** Start Raw data **

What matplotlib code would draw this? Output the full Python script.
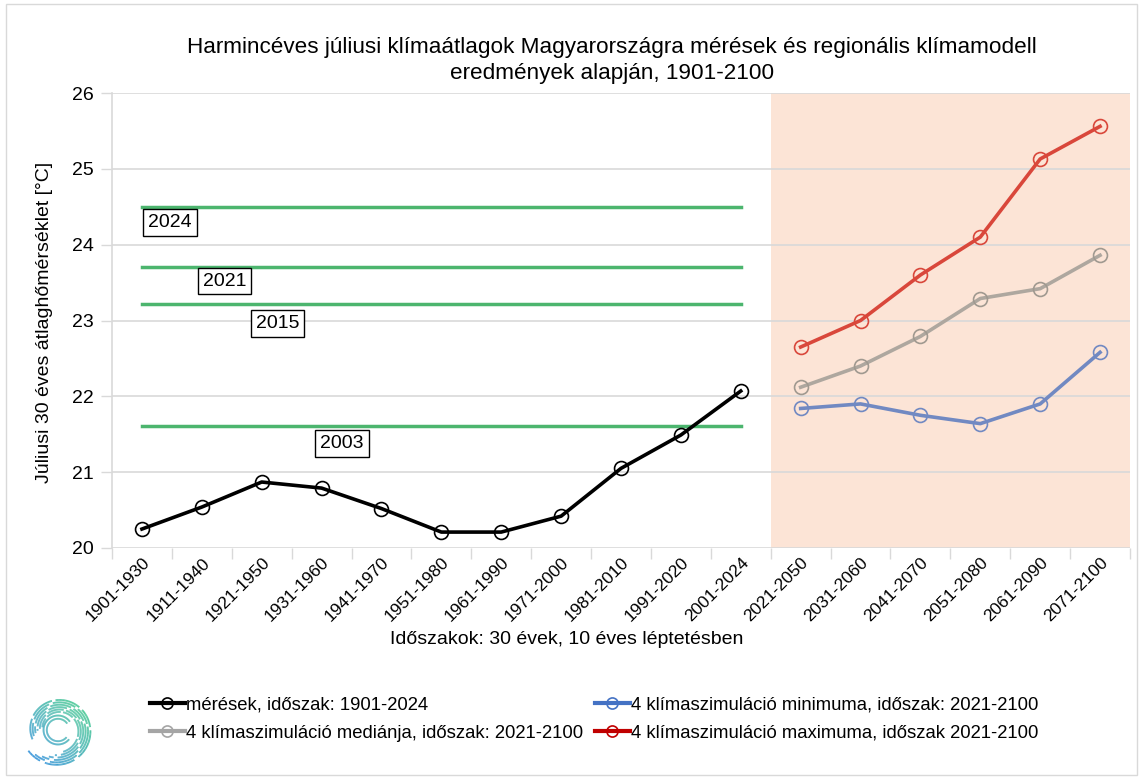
import numpy as np
import matplotlib
matplotlib.use("Agg")
import matplotlib.pyplot as plt
from matplotlib.lines import Line2D
from matplotlib.patches import Rectangle

plt.rcParams['font.family'] = ['Liberation Sans', 'DejaVu Sans']

categories = ["1901-1930", "1911-1940", "1921-1950", "1931-1960", "1941-1970",
              "1951-1980", "1961-1990", "1971-2000", "1981-2010", "1991-2020",
              "2001-2024", "2021-2050", "2031-2060", "2041-2070", "2051-2080",
              "2061-2090", "2071-2100"]
measured = [20.25, 20.54, 20.87, 20.79, 20.52, 20.21, 20.21, 20.42, 21.05, 21.49, 22.07]
sim_median = [22.12, 22.40, 22.79, 23.29, 23.42, 23.86]
sim_min = [21.84, 21.90, 21.75, 21.64, 21.90, 22.58]
sim_max = [22.65, 23.00, 23.60, 24.10, 25.13, 25.56]
record_years = ["2024", "2021", "2015", "2003"]
record_values = [24.50, 23.71, 23.22, 21.61]
record_label_x = [0.47, 1.38, 2.27, 3.34]     # category index of label centre
record_label_dy = [0.21, 0.19, 0.26, 0.23]    # label offset below line
y_ticks = [20, 21, 22, 23, 24, 25, 26]

labels_legend = ["mérések, időszak: 1901-2024",
                 "4 klímaszimuláció mediánja, időszak: 2021-2100",
                 "4 klímaszimuláció minimuma, időszak: 2021-2100",
                 "4 klímaszimuláció maximuma, időszak 2021-2100"]

W, H = 1143, 779
fig = plt.figure(figsize=(W / 100, H / 100), dpi=100)
fig.patches.append(Rectangle((6 / W, 4 / H), 1 - 12 / W, 1 - 8 / H, transform=fig.transFigure,
                             fill=False, ec="#d9d9d9", lw=1))

ax = fig.add_axes([112 / W, 1 - 548 / H, (1130 - 112) / W, (548 - 93) / H])
n = len(categories)
ax.set_xlim(-0.5, n - 0.5)
ax.set_ylim(20, 26)

nm = len(measured)
x_meas = np.arange(nm)
x_fut = np.arange(nm, n)

ax.axvspan(nm - 0.5, n - 0.5, color="#fce4d6", zorder=0, lw=0)
for yv in y_ticks:
    ax.axhline(yv, color="#d9d9d9", lw=1.2, zorder=1)

for s in ["top", "right", "bottom"]:
    ax.spines[s].set_visible(False)
ax.spines["left"].set_color("#d9d9d9")
ax.spines["left"].set_linewidth(1.2)

ax.set_yticks(y_ticks)
ax.set_yticklabels([str(v) for v in y_ticks], fontsize=14)
ax.tick_params(axis="y", length=8, color="#d9d9d9", width=1, pad=5)

ax.set_xticks(np.arange(n))
ax.set_xticklabels(categories, rotation=45, ha="right", rotation_mode="anchor", fontsize=12.5)
ax.tick_params(axis="x", length=0, pad=5)
ax.set_xticks(np.arange(-0.5, n, 1.0), minor=True)
ax.tick_params(axis="x", which="minor", length=8, color="#d9d9d9", width=1)

green = "#4cb56e"
for yr, val, lx, dy in zip(record_years, record_values, record_label_x, record_label_dy):
    ax.plot([0, nm - 1], [val, val], color=green, lw=2.5, zorder=2)
    ax.text(lx, val - dy, yr, ha="center", va="center", fontsize=14, zorder=6,
            bbox=dict(boxstyle="square,pad=0.25", fc="white", ec="black", lw=1))

ax.plot(x_meas, measured, color="black", lw=2.6, marker="o", ms=10, mfc="none",
        mec="black", mew=1.2, zorder=4)
ax.plot(x_fut, sim_median, color="#aea79f", lw=2.6, marker="o", ms=10, mfc="none",
        mec="#a09990", mew=1.2, zorder=4)
ax.plot(x_fut, sim_min, color="#7189c2", lw=2.6, marker="o", ms=10, mfc="none",
        mec="#7189c2", mew=1.2, zorder=4)
ax.plot(x_fut, sim_max, color="#d9473b", lw=2.6, marker="o", ms=10, mfc="none",
        mec="#d9473b", mew=1.2, zorder=4)

fig.text(612 / W, 1 - 47 / H, "Harmincéves júliusi klímaátlagok Magyarországra mérések és regionális klímamodell",
         ha="center", va="center", fontsize=16.2)
fig.text(612 / W, 1 - 73 / H, "eredmények alapján, 1901-2100", ha="center", va="center", fontsize=16.2)

fig.text(45 / W, 1 - 322 / H, "Júliusi 30 éves átlaghőmérséklet [°C]", rotation=90,
         ha="center", va="center", fontsize=14)
fig.text(567 / W, 1 - 639 / H, "Időszakok: 30 évek, 10 éves léptetésben", ha="center", va="center",
         fontsize=14)

def handle(color, mec):
    return Line2D([], [], color=color, lw=3, marker="o", ms=8, mfc="none", mec=mec, mew=1.2)

h1 = [handle("black", "black"), handle("#a5a5a5", "#a5a5a5")]
h2 = [handle("#4472c4", "#4472c4"), handle("#c00000", "#c00000")]
fig.legend(h1, labels_legend[:2], loc="upper left", bbox_to_anchor=(133 / W, 1 - 680 / H),
           frameon=False, fontsize=13.3, handlelength=1.9, handletextpad=0.05, labelspacing=0.6)
fig.legend(h2, labels_legend[2:], loc="upper left", bbox_to_anchor=(578 / W, 1 - 680 / H),
           frameon=False, fontsize=13.3, handlelength=1.9, handletextpad=0.05, labelspacing=0.6)

# logo (decorative spiral)
lax = fig.add_axes([20 / W, 1 - 770 / H, 76 / W, 80 / H])
lax.set_xlim(-1.05, 1.05)
lax.set_ylim(-1.1, 1.1)
lax.set_aspect("equal")
lax.axis("off")
c0 = np.array([0x2e, 0x90, 0xd8]) / 255
c1 = np.array([0x3c, 0xc8, 0x88]) / 255
gaps = [(-120, -112), (-60, -54), (0, 5), (40, 46), (95, 101), (150, 156)]
for k in range(6):
    th0, th1 = -145 + 12 * k, 200 - 6 * k
    t = np.linspace(th0, th1, 240)
    r = 1.0 - 0.075 * k - 0.25 * (t - th0) / 345.0
    keep = np.ones_like(t, dtype=bool)
    for g0, g1 in gaps:
        keep &= ~((t > g0 + 7 * k) & (t < g1 + 7 * k))
    tr = np.radians(t)
    xs, ys = r * np.cos(tr), r * np.sin(tr)
    for i in range(len(t) - 1):
        if keep[i] and keep[i + 1]:
            f = np.clip((xs[i] + ys[i] + 1.4) / 2.8, 0, 1)
            lax.plot(xs[i:i + 2], ys[i:i + 2], color=c0 * (1 - f) + c1 * f, lw=1.3,
                     solid_capstyle="butt")
t = np.radians(np.linspace(35, 320, 120))
for rr in (0.40, 0.31):
    xs, ys = rr * np.cos(t), rr * np.sin(t)
    for i in range(len(t) - 1):
        f = np.clip((xs[i] + ys[i] + 1.4) / 2.8, 0, 1)
        lax.plot(xs[i:i + 2], ys[i:i + 2], color=c0 * (1 - f) + c1 * f, lw=1.3,
                 solid_capstyle="butt")

fig.savefig("out.png", dpi=100)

** End Raw data **

Problem statement >> Repeat the listing verbatim. Skip the pictures.

Task solution >>
What matplotlib code would draw this? Output the full Python script.
import numpy as np
import matplotlib
matplotlib.use("Agg")
import matplotlib.pyplot as plt
from matplotlib.lines import Line2D
from matplotlib.patches import Rectangle

plt.rcParams['font.family'] = ['Liberation Sans', 'DejaVu Sans']

categories = ["1901-1930", "1911-1940", "1921-1950", "1931-1960", "1941-1970",
              "1951-1980", "1961-1990", "1971-2000", "1981-2010", "1991-2020",
              "2001-2024", "2021-2050", "2031-2060", "2041-2070", "2051-2080",
              "2061-2090", "2071-2100"]
measured = [20.25, 20.54, 20.87, 20.79, 20.52, 20.21, 20.21, 20.42, 21.05, 21.49, 22.07]
sim_median = [22.12, 22.40, 22.79, 23.29, 23.42, 23.86]
sim_min = [21.84, 21.90, 21.75, 21.64, 21.90, 22.58]
sim_max = [22.65, 23.00, 23.60, 24.10, 25.13, 25.56]
record_years = ["2024", "2021", "2015", "2003"]
record_values = [24.50, 23.71, 23.22, 21.61]
record_label_x = [0.47, 1.38, 2.27, 3.34]     # category index of label centre
record_label_dy = [0.21, 0.19, 0.26, 0.23]    # label offset below line
y_ticks = [20, 21, 22, 23, 24, 25, 26]

labels_legend = ["mérések, időszak: 1901-2024",
                 "4 klímaszimuláció mediánja, időszak: 2021-2100",
                 "4 klímaszimuláció minimuma, időszak: 2021-2100",
                 "4 klímaszimuláció maximuma, időszak 2021-2100"]

W, H = 1143, 779
fig = plt.figure(figsize=(W / 100, H / 100), dpi=100)
fig.patches.append(Rectangle((6 / W, 4 / H), 1 - 12 / W, 1 - 8 / H, transform=fig.transFigure,
                             fill=False, ec="#d9d9d9", lw=1))

ax = fig.add_axes([112 / W, 1 - 548 / H, (1130 - 112) / W, (548 - 93) / H])
n = len(categories)
ax.set_xlim(-0.5, n - 0.5)
ax.set_ylim(20, 26)

nm = len(measured)
x_meas = np.arange(nm)
x_fut = np.arange(nm, n)

ax.axvspan(nm - 0.5, n - 0.5, color="#fce4d6", zorder=0, lw=0)
for yv in y_ticks:
    ax.axhline(yv, color="#d9d9d9", lw=1.2, zorder=1)

for s in ["top", "right", "bottom"]:
    ax.spines[s].set_visible(False)
ax.spines["left"].set_color("#d9d9d9")
ax.spines["left"].set_linewidth(1.2)

ax.set_yticks(y_ticks)
ax.set_yticklabels([str(v) for v in y_ticks], fontsize=14)
ax.tick_params(axis="y", length=8, color="#d9d9d9", width=1, pad=5)

ax.set_xticks(np.arange(n))
ax.set_xticklabels(categories, rotation=45, ha="right", rotation_mode="anchor", fontsize=12.5)
ax.tick_params(axis="x", length=0, pad=5)
ax.set_xticks(np.arange(-0.5, n, 1.0), minor=True)
ax.tick_params(axis="x", which="minor", length=8, color="#d9d9d9", width=1)

green = "#4cb56e"
for yr, val, lx, dy in zip(record_years, record_values, record_label_x, record_label_dy):
    ax.plot([0, nm - 1], [val, val], color=green, lw=2.5, zorder=2)
    ax.text(lx, val - dy, yr, ha="center", va="center", fontsize=14, zorder=6,
            bbox=dict(boxstyle="square,pad=0.25", fc="white", ec="black", lw=1))

ax.plot(x_meas, measured, color="black", lw=2.6, marker="o", ms=10, mfc="none",
        mec="black", mew=1.2, zorder=4)
ax.plot(x_fut, sim_median, color="#aea79f", lw=2.6, marker="o", ms=10, mfc="none",
        mec="#a09990", mew=1.2, zorder=4)
ax.plot(x_fut, sim_min, color="#7189c2", lw=2.6, marker="o", ms=10, mfc="none",
        mec="#7189c2", mew=1.2, zorder=4)
ax.plot(x_fut, sim_max, color="#d9473b", lw=2.6, marker="o", ms=10, mfc="none",
        mec="#d9473b", mew=1.2, zorder=4)

fig.text(612 / W, 1 - 47 / H, "Harmincéves júliusi klímaátlagok Magyarországra mérések és regionális klímamodell",
         ha="center", va="center", fontsize=16.2)
fig.text(612 / W, 1 - 73 / H, "eredmények alapján, 1901-2100", ha="center", va="center", fontsize=16.2)

fig.text(45 / W, 1 - 322 / H, "Júliusi 30 éves átlaghőmérséklet [°C]", rotation=90,
         ha="center", va="center", fontsize=14)
fig.text(567 / W, 1 - 639 / H, "Időszakok: 30 évek, 10 éves léptetésben", ha="center", va="center",
         fontsize=14)

def handle(color, mec):
    return Line2D([], [], color=color, lw=3, marker="o", ms=8, mfc="none", mec=mec, mew=1.2)

h1 = [handle("black", "black"), handle("#a5a5a5", "#a5a5a5")]
h2 = [handle("#4472c4", "#4472c4"), handle("#c00000", "#c00000")]
fig.legend(h1, labels_legend[:2], loc="upper left", bbox_to_anchor=(133 / W, 1 - 680 / H),
           frameon=False, fontsize=13.3, handlelength=1.9, handletextpad=0.05, labelspacing=0.6)
fig.legend(h2, labels_legend[2:], loc="upper left", bbox_to_anchor=(578 / W, 1 - 680 / H),
           frameon=False, fontsize=13.3, handlelength=1.9, handletextpad=0.05, labelspacing=0.6)

# logo (decorative spiral)
lax = fig.add_axes([20 / W, 1 - 770 / H, 76 / W, 80 / H])
lax.set_xlim(-1.05, 1.05)
lax.set_ylim(-1.1, 1.1)
lax.set_aspect("equal")
lax.axis("off")
c0 = np.array([0x2e, 0x90, 0xd8]) / 255
c1 = np.array([0x3c, 0xc8, 0x88]) / 255
gaps = [(-120, -112), (-60, -54), (0, 5), (40, 46), (95, 101), (150, 156)]
for k in range(6):
    th0, th1 = -145 + 12 * k, 200 - 6 * k
    t = np.linspace(th0, th1, 240)
    r = 1.0 - 0.075 * k - 0.25 * (t - th0) / 345.0
    keep = np.ones_like(t, dtype=bool)
    for g0, g1 in gaps:
        keep &= ~((t > g0 + 7 * k) & (t < g1 + 7 * k))
    tr = np.radians(t)
    xs, ys = r * np.cos(tr), r * np.sin(tr)
    for i in range(len(t) - 1):
        if keep[i] and keep[i + 1]:
            f = np.clip((xs[i] + ys[i] + 1.4) / 2.8, 0, 1)
            lax.plot(xs[i:i + 2], ys[i:i + 2], color=c0 * (1 - f) + c1 * f, lw=1.3,
                     solid_capstyle="butt")
t = np.radians(np.linspace(35, 320, 120))
for rr in (0.40, 0.31):
    xs, ys = rr * np.cos(t), rr * np.sin(t)
    for i in range(len(t) - 1):
        f = np.clip((xs[i] + ys[i] + 1.4) / 2.8, 0, 1)
        lax.plot(xs[i:i + 2], ys[i:i + 2], color=c0 * (1 - f) + c1 * f, lw=1.3,
                 solid_capstyle="butt")

fig.savefig("out.png", dpi=100)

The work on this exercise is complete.